• Exercise aim:
Begin at the first line of the data and copy each line through the one containing "injections = [16.2, 36.0, 56.3]", that line included, with no pictures.

• Data lines:
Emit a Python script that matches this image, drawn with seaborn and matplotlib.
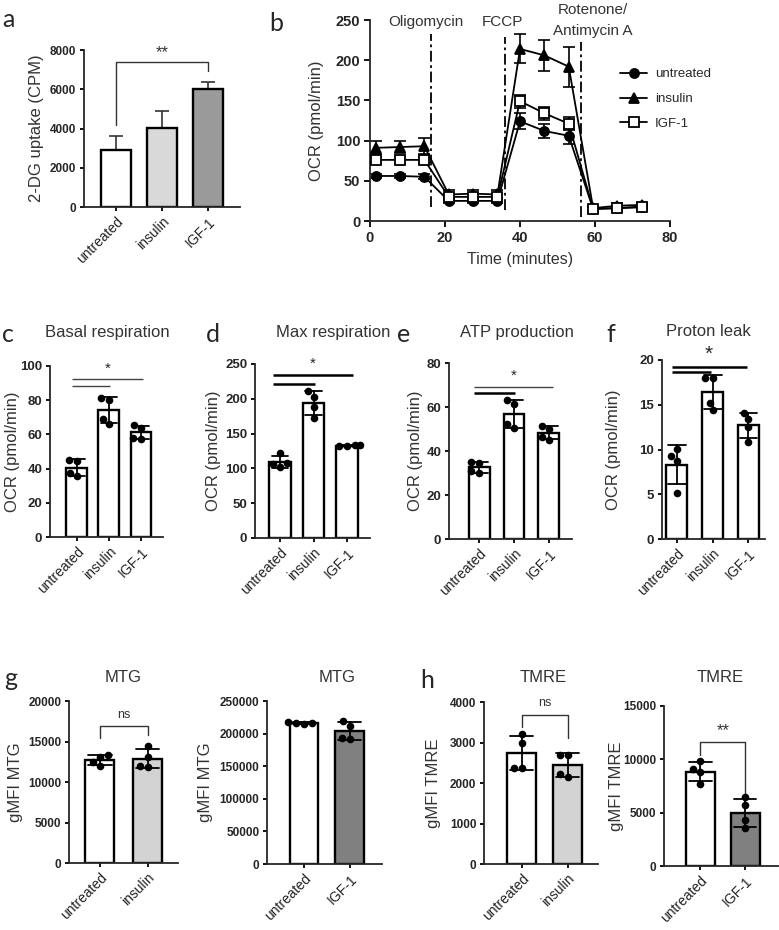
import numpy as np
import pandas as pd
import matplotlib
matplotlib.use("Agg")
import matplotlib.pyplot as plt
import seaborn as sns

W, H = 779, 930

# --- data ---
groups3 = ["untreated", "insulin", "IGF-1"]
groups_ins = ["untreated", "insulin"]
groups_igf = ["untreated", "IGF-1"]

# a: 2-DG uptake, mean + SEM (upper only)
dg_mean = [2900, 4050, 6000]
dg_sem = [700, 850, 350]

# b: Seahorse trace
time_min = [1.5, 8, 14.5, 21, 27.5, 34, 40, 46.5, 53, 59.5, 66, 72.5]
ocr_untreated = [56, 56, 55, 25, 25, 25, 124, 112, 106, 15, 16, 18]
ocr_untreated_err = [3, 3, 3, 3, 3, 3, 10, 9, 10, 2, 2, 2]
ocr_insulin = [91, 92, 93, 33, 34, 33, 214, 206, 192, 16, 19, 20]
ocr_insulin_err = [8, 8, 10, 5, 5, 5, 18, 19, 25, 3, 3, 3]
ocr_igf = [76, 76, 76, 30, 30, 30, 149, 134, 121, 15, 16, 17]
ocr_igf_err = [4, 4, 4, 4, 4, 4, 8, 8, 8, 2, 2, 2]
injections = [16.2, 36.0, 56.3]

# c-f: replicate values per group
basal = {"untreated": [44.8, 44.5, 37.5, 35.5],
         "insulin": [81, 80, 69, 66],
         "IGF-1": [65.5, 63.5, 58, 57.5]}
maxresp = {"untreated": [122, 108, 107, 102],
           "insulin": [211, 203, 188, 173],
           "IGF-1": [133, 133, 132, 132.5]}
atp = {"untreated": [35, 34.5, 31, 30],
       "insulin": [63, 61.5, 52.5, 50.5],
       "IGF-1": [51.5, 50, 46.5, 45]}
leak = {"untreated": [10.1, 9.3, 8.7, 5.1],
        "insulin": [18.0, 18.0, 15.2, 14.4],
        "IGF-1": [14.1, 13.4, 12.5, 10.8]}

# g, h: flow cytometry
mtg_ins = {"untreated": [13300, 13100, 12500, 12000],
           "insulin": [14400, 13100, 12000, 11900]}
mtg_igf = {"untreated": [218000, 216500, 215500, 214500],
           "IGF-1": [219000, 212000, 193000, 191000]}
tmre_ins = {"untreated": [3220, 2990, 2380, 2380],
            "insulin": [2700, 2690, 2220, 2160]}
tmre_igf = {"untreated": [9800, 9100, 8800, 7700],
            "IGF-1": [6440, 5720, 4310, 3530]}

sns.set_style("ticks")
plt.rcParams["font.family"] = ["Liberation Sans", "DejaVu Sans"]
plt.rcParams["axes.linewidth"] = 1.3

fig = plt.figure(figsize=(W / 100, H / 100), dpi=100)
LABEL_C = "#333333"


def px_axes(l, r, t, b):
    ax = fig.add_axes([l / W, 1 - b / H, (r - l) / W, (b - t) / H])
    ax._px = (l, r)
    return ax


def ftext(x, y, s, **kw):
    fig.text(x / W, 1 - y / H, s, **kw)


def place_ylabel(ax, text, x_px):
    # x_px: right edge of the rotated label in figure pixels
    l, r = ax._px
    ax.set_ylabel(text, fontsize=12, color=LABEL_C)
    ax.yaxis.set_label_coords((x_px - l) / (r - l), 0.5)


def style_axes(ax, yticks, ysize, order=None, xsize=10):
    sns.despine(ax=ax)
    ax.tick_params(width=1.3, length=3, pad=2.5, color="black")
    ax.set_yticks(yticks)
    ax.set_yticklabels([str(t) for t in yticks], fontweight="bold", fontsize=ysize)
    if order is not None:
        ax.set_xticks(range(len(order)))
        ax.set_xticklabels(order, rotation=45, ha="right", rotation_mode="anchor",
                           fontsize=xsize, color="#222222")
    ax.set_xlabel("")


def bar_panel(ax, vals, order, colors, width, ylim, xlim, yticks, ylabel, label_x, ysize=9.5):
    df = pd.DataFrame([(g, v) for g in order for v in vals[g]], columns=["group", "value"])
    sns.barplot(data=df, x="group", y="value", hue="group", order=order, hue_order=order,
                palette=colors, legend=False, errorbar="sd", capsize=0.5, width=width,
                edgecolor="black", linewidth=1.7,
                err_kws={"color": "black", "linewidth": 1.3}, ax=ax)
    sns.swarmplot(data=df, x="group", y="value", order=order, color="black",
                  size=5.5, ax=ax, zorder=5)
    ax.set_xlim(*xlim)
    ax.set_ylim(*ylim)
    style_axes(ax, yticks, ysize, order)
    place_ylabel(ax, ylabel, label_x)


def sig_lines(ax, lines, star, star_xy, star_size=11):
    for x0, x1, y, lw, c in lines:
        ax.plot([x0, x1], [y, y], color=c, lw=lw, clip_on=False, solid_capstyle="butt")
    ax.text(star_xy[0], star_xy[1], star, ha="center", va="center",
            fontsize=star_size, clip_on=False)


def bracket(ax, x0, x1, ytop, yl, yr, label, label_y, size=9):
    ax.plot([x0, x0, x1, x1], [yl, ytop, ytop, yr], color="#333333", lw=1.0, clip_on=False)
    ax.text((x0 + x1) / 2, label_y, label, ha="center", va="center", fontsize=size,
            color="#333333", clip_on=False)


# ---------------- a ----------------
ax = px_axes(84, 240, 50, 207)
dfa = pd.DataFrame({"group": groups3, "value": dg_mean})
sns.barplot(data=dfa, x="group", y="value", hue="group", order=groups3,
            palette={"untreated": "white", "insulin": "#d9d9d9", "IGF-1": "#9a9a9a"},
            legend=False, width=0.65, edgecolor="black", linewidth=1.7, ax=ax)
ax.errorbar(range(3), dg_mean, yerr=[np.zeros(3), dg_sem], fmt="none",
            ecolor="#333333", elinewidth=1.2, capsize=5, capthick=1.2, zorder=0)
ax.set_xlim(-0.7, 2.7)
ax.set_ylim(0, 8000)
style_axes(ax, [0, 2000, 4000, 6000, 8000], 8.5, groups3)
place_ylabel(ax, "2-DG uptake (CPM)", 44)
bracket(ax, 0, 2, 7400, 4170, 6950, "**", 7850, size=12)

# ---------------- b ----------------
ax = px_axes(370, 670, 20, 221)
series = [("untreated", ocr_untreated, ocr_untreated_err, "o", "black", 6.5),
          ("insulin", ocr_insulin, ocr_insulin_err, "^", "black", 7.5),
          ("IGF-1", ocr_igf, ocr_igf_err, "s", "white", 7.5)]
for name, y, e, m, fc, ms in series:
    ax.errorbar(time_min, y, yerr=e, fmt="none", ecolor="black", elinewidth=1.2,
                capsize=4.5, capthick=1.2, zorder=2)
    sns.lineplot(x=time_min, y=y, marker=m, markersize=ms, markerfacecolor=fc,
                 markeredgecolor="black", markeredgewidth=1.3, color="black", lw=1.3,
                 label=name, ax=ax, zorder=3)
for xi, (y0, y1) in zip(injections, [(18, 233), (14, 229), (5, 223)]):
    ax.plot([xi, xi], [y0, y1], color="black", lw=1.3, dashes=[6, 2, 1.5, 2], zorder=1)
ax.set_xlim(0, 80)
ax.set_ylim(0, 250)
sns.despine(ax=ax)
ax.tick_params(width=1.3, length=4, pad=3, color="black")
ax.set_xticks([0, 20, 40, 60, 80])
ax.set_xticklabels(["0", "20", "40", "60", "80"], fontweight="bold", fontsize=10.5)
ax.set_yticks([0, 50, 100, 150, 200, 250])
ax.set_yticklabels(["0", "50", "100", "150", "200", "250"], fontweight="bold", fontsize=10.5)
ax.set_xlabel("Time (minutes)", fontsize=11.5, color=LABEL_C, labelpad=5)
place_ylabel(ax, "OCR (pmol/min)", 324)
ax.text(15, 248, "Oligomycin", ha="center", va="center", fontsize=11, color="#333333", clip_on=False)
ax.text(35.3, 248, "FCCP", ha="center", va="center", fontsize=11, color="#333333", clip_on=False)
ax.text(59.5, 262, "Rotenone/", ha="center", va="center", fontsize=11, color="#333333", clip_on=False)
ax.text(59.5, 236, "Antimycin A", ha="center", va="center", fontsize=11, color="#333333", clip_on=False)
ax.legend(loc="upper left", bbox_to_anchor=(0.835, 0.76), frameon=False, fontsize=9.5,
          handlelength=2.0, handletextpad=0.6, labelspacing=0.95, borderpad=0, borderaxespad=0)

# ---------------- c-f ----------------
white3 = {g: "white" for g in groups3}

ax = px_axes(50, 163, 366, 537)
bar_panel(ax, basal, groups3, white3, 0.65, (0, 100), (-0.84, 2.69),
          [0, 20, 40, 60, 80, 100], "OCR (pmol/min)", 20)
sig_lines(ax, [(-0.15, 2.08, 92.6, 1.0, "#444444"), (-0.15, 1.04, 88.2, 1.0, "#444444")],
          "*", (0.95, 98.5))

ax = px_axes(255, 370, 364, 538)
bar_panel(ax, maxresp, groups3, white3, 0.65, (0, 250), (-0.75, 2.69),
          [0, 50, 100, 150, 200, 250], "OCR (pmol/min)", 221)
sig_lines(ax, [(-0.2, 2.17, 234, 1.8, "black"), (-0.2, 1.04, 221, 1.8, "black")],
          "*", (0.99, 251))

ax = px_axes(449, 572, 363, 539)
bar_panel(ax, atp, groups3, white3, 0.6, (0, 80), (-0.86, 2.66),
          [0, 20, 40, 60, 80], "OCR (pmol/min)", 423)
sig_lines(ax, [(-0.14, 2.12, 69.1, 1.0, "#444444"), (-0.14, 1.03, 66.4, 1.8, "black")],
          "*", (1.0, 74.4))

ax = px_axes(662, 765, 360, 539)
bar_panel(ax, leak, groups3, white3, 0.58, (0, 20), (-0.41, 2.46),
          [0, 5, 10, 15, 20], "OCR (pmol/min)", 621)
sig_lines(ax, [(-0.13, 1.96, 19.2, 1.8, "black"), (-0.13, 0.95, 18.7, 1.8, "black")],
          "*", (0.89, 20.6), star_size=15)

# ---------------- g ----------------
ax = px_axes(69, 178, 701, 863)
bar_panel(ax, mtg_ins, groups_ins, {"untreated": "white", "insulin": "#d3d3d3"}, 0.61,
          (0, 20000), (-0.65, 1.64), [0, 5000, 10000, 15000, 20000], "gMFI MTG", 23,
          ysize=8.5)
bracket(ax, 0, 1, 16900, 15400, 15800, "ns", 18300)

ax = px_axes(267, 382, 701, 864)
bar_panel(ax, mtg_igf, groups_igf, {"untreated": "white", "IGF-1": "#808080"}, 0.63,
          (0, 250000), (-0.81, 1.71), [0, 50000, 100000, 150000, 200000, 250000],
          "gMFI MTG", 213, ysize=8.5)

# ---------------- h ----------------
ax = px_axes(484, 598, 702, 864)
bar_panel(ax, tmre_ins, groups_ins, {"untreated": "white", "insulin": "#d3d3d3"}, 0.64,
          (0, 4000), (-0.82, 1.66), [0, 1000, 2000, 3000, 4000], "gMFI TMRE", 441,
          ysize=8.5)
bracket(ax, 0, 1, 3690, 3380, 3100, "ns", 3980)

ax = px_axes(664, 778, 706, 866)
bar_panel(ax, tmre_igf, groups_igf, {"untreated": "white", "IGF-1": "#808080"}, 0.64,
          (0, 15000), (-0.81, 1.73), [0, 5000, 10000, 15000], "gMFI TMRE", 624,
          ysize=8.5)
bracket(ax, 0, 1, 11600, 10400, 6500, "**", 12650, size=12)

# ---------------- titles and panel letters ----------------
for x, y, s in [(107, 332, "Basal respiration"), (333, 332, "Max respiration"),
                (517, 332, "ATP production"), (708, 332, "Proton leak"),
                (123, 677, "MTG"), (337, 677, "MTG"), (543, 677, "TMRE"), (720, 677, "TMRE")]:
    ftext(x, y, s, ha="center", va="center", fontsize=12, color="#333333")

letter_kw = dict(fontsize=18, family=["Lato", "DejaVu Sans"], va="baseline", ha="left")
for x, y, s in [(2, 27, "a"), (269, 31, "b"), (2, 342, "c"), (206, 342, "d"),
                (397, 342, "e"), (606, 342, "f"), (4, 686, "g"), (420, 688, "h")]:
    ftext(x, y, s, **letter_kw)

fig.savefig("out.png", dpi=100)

• Result of the task:
Emit a Python script that matches this image, drawn with seaborn and matplotlib.
import numpy as np
import pandas as pd
import matplotlib
matplotlib.use("Agg")
import matplotlib.pyplot as plt
import seaborn as sns

W, H = 779, 930

# --- data ---
groups3 = ["untreated", "insulin", "IGF-1"]
groups_ins = ["untreated", "insulin"]
groups_igf = ["untreated", "IGF-1"]

# a: 2-DG uptake, mean + SEM (upper only)
dg_mean = [2900, 4050, 6000]
dg_sem = [700, 850, 350]

# b: Seahorse trace
time_min = [1.5, 8, 14.5, 21, 27.5, 34, 40, 46.5, 53, 59.5, 66, 72.5]
ocr_untreated = [56, 56, 55, 25, 25, 25, 124, 112, 106, 15, 16, 18]
ocr_untreated_err = [3, 3, 3, 3, 3, 3, 10, 9, 10, 2, 2, 2]
ocr_insulin = [91, 92, 93, 33, 34, 33, 214, 206, 192, 16, 19, 20]
ocr_insulin_err = [8, 8, 10, 5, 5, 5, 18, 19, 25, 3, 3, 3]
ocr_igf = [76, 76, 76, 30, 30, 30, 149, 134, 121, 15, 16, 17]
ocr_igf_err = [4, 4, 4, 4, 4, 4, 8, 8, 8, 2, 2, 2]
injections = [16.2, 36.0, 56.3]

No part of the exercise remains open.